Copy exactly, and only, the lines below from the first through the one containing "ctx.strokeRect(bx, by, bw, bh);", both included; pictures are omitted.

— Start of AVAILABLE DATA —

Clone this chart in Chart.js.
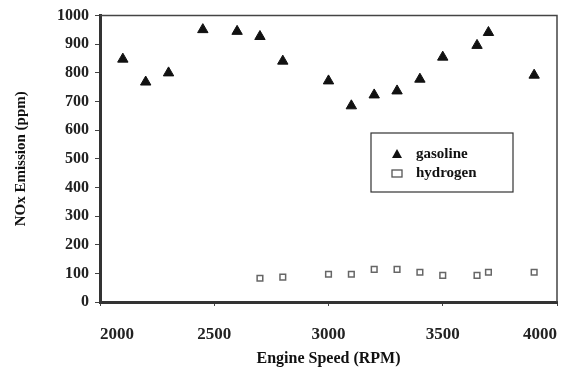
<!DOCTYPE html>
<html>
<head>
<meta charset="utf-8">
<script src="https://cdn.jsdelivr.net/npm/chart.js@4/dist/chart.umd.min.js"></script>
<style>
  html, body { margin: 0; padding: 0; background: #fff; }
  #wrap { width: 572px; height: 371px; }
</style>
</head>
<body>
<div id="wrap"><canvas id="noxChart"></canvas></div>
<script>
const gasolineRpm = [2100, 2200, 2300, 2450, 2600, 2700, 2800, 3000, 3100, 3200, 3300, 3400, 3500, 3650, 3700, 3900];
const gasolineNox = [848, 768, 800, 951, 945, 927, 841, 772, 685, 723, 737, 778, 855, 896, 941, 792];
const hydrogenRpm = [2700, 2800, 3000, 3100, 3200, 3300, 3400, 3500, 3650, 3700, 3900];
const hydrogenNox = [83, 87, 97, 97, 114, 114, 104, 93, 93, 104, 104];
const seriesNames = ['gasoline', 'hydrogen'];

const toPoints = (xs, ys) => xs.map((x, i) => ({ x: x, y: ys[i] }));

const serif = 'Liberation Serif';

// frame on top/right plus the legend box inside the plot
const frameAndLegend = {
    id: 'frameAndLegend',
    afterDraw: (chart) => {
        const ctx = chart.ctx;
        const { top, left, right, bottom } = chart.chartArea;
        ctx.save();
        ctx.strokeStyle = '#444';
        ctx.lineWidth = 1.5;
        ctx.beginPath();
        ctx.moveTo(left, top);
        ctx.lineTo(right, top);
        ctx.lineTo(right, bottom);
        ctx.stroke();

        const bx = 371, by = 133, bw = 142, bh = 59;
        ctx.lineWidth = 1.2;
        ctx.strokeStyle = '#333';
        ctx.strokeRect(bx, by, bw, bh);

        ctx.font = 'bold 15px "' + serif + '"';
        ctx.textBaseline = 'middle';
        chart.data.datasets.forEach((ds, i) => {
            const cy = by + 21 + i * 19;
            const cx = bx + 26;
            if (i === 0) {
                ctx.beginPath();
                ctx.moveTo(cx, cy - 5);
                ctx.lineTo(cx + 5, cy + 4);
                ctx.lineTo(cx - 5, cy + 4);
                ctx.closePath();
                ctx.fillStyle = '#111';
                ctx.fill();
            } else {
                ctx.strokeStyle = '#555';
                ctx.lineWidth = 1.3;
                ctx.strokeRect(cx - 5, cy - 3, 10, 7);
            }
            ctx.fillStyle = '#111';
            ctx.fillText(ds.label, bx + 45, cy);
        });
        ctx.restore();
    }
};

new Chart(document.getElementById('noxChart'), {
    type: 'scatter',
    data: {
        datasets: [{
            label: seriesNames[0],
            data: toPoints(gasolineRpm, gasolineNox),
            pointStyle: 'triangle',
            pointRadius: 6,
            backgroundColor: '#111',
            borderColor: '#111',
            borderWidth: 1
        }, {
            label: seriesNames[1],
            data: toPoints(hydrogenRpm, hydrogenNox),
            pointStyle: 'rect',
            pointRadius: 4,
            backgroundColor: '#fff',
            borderColor: '#666',
            borderWidth: 1.5
        }]
    },
    plugins: [frameAndLegend],
    options: {
        responsive: true,
        maintainAspectRatio: false,
        animation: false,
        layout: { padding: { left: 0, right: 0, top: 13, bottom: 0 } },
        plugins: {
            legend: { display: false },
            tooltip: { enabled: false }
        },
        scales: {
            x: {
                type: 'linear',
                min: 2000,
                max: 4000,
                ticks: {
                    stepSize: 500, color: '#222', maxRotation: 0, padding: 18, align: 'inner',
                    font: { family: serif, weight: 'bold', size: 17 },
                    callback: (v) => String(v)
                },
                grid: { drawOnChartArea: false, drawTicks: true, tickLength: 4, color: '#444' },
                border: { width: 3, color: '#333' },
                title: {
                    display: true, text: 'Engine Speed (RPM)', color: '#111',
                    font: { family: serif, weight: 'bold', size: 16 },
                    padding: { top: 0, bottom: 3 }
                },
                afterFit: (scale) => { scale.height = 69; scale.paddingRight = 15; }
            },
            y: {
                min: 0,
                max: 1000,
                ticks: {
                    stepSize: 100, color: '#222', padding: 6,
                    font: { family: serif, weight: 'bold', size: 16 },
                    callback: (v) => String(v)
                },
                grid: { drawOnChartArea: false, drawTicks: true, tickLength: 5, color: '#444' },
                border: { width: 3, color: '#333' },
                title: {
                    display: true, text: 'NOx Emission (ppm)', color: '#111',
                    font: { family: serif, weight: 'bold', size: 15 },
                    padding: { top: 12, bottom: 4 }
                },
                afterFit: (scale) => { scale.width = 100; }
            }
        }
    }
});
</script>
</body>
</html>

— End of AVAILABLE DATA —

• CORRECT RESPONSE
Clone this chart in Chart.js.
<!DOCTYPE html>
<html>
<head>
<meta charset="utf-8">
<script src="https://cdn.jsdelivr.net/npm/chart.js@4/dist/chart.umd.min.js"></script>
<style>
  html, body { margin: 0; padding: 0; background: #fff; }
  #wrap { width: 572px; height: 371px; }
</style>
</head>
<body>
<div id="wrap"><canvas id="noxChart"></canvas></div>
<script>
const gasolineRpm = [2100, 2200, 2300, 2450, 2600, 2700, 2800, 3000, 3100, 3200, 3300, 3400, 3500, 3650, 3700, 3900];
const gasolineNox = [848, 768, 800, 951, 945, 927, 841, 772, 685, 723, 737, 778, 855, 896, 941, 792];
const hydrogenRpm = [2700, 2800, 3000, 3100, 3200, 3300, 3400, 3500, 3650, 3700, 3900];
const hydrogenNox = [83, 87, 97, 97, 114, 114, 104, 93, 93, 104, 104];
const seriesNames = ['gasoline', 'hydrogen'];

const toPoints = (xs, ys) => xs.map((x, i) => ({ x: x, y: ys[i] }));

const serif = 'Liberation Serif';

// frame on top/right plus the legend box inside the plot
const frameAndLegend = {
    id: 'frameAndLegend',
    afterDraw: (chart) => {
        const ctx = chart.ctx;
        const { top, left, right, bottom } = chart.chartArea;
        ctx.save();
        ctx.strokeStyle = '#444';
        ctx.lineWidth = 1.5;
        ctx.beginPath();
        ctx.moveTo(left, top);
        ctx.lineTo(right, top);
        ctx.lineTo(right, bottom);
        ctx.stroke();

        const bx = 371, by = 133, bw = 142, bh = 59;
        ctx.lineWidth = 1.2;
        ctx.strokeStyle = '#333';
        ctx.strokeRect(bx, by, bw, bh);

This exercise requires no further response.